Problem to solve:
In the records that follow, show each line where the word "Write" is present.
----------
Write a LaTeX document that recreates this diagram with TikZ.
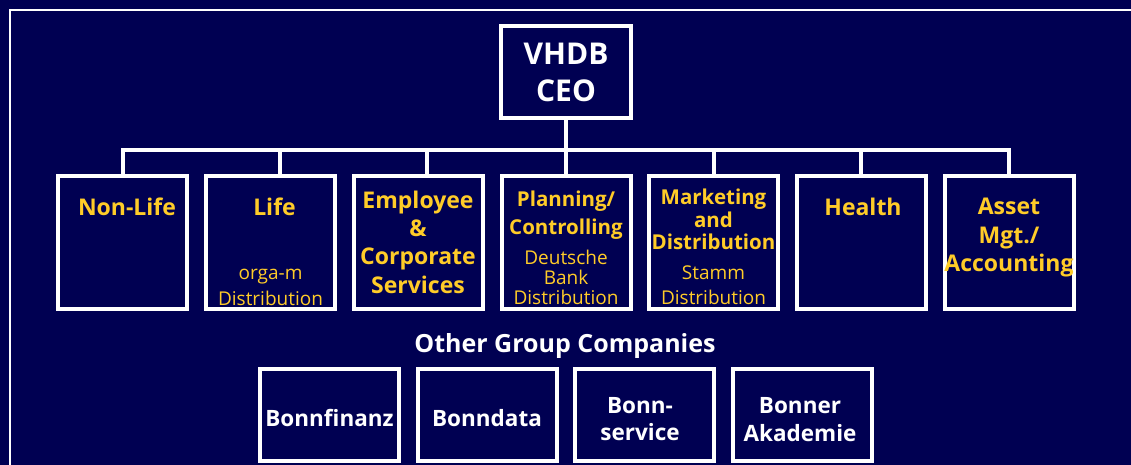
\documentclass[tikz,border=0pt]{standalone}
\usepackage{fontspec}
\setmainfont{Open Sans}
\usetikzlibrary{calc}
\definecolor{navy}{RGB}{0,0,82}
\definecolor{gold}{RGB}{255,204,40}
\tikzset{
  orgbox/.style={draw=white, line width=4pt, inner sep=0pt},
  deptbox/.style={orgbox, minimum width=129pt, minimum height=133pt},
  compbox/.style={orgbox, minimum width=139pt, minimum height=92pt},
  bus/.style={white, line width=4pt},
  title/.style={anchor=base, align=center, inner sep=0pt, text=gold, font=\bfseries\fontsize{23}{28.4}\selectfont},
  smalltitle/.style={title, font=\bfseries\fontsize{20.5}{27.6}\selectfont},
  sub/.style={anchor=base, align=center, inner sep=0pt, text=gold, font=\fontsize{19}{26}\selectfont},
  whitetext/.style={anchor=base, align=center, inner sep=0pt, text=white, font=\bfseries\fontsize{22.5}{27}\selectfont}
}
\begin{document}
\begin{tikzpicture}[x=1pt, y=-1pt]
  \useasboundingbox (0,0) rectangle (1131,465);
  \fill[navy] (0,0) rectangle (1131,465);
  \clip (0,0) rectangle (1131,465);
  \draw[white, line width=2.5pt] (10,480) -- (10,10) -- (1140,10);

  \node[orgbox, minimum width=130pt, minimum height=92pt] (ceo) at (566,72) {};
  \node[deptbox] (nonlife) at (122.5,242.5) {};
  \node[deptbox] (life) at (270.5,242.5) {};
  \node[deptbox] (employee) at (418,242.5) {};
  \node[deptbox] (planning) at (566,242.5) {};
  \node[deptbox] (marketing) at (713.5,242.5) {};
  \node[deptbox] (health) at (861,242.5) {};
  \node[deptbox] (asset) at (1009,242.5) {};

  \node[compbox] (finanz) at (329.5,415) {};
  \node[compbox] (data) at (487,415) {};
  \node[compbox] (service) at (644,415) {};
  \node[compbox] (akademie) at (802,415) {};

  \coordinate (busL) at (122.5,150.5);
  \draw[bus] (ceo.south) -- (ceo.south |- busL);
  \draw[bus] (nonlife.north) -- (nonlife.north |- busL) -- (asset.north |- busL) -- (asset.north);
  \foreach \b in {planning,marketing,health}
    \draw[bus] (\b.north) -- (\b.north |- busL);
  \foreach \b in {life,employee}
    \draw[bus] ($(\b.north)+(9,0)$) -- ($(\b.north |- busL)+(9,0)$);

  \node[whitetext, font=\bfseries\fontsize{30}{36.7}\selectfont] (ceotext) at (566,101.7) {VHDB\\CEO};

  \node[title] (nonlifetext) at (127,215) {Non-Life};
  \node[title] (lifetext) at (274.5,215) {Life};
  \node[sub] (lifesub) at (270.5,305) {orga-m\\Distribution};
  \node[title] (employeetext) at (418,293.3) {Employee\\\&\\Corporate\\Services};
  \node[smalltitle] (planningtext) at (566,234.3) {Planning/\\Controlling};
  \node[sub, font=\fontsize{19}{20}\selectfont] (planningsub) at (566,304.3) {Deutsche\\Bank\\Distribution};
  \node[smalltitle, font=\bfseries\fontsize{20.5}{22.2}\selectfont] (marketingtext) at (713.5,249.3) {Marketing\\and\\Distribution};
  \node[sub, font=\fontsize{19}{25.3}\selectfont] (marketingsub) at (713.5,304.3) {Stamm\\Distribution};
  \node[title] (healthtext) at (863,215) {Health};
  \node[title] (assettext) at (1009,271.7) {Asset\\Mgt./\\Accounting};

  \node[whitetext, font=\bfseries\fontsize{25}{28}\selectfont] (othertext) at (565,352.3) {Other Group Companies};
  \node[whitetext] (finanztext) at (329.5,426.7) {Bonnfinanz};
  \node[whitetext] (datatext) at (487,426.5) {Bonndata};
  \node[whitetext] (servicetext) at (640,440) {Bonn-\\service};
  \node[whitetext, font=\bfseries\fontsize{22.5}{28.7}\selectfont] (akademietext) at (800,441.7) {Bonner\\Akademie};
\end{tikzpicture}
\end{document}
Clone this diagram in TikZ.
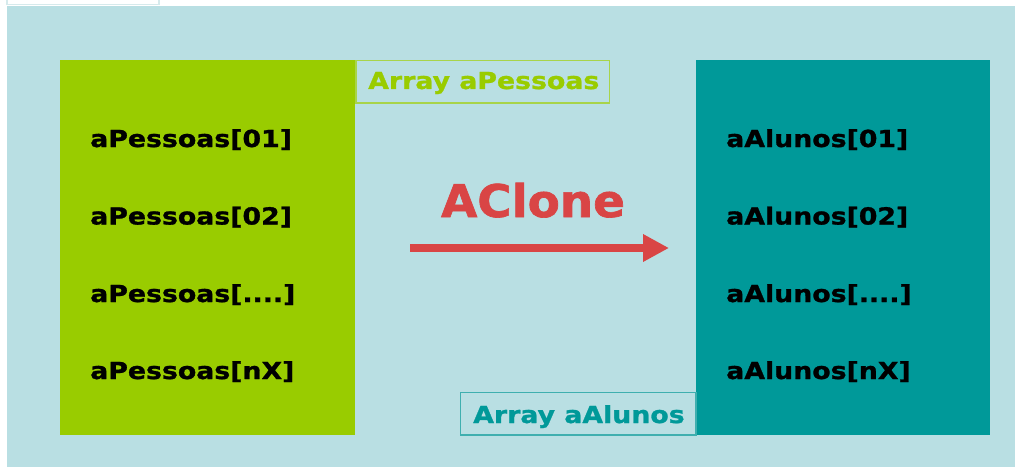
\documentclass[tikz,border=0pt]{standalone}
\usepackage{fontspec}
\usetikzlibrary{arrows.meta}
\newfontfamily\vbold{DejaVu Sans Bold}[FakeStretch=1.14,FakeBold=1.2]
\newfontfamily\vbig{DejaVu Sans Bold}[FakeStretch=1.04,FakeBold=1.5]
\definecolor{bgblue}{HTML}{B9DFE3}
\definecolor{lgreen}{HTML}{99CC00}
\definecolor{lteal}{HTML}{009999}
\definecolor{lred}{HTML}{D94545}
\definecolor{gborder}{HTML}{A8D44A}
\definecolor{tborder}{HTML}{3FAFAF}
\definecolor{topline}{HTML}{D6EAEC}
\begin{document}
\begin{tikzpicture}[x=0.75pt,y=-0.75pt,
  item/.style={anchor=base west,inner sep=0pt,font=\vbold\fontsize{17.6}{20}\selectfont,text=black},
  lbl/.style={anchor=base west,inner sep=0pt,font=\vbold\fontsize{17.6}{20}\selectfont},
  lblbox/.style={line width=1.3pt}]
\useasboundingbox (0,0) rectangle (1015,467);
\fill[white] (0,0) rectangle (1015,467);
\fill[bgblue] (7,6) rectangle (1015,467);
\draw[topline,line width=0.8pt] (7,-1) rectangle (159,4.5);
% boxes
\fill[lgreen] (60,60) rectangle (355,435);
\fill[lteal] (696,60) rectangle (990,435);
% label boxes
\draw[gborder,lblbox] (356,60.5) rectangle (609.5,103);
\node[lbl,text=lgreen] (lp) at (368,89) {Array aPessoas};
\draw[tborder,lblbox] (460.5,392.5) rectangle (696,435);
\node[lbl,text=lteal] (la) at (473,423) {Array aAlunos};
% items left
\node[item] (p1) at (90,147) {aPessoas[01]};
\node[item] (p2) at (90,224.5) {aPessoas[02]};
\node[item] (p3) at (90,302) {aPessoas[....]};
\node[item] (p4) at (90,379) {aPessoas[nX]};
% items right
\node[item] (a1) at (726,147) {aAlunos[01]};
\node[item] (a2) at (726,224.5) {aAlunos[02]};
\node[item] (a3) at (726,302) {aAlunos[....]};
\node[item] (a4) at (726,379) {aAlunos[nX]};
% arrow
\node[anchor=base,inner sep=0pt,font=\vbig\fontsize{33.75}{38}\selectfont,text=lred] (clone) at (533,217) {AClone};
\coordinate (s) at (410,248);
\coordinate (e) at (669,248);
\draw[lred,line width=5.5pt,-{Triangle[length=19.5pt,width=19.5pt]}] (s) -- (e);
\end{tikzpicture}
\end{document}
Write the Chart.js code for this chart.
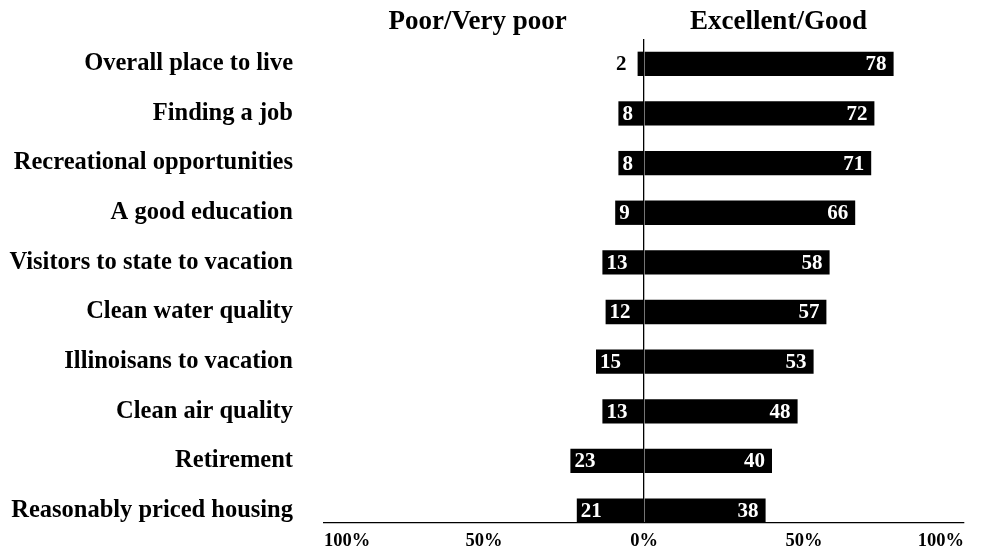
----------
Result for this task:
Write a LaTeX document that recreates this diagram with TikZ.
Write the Chart.js code for this chart.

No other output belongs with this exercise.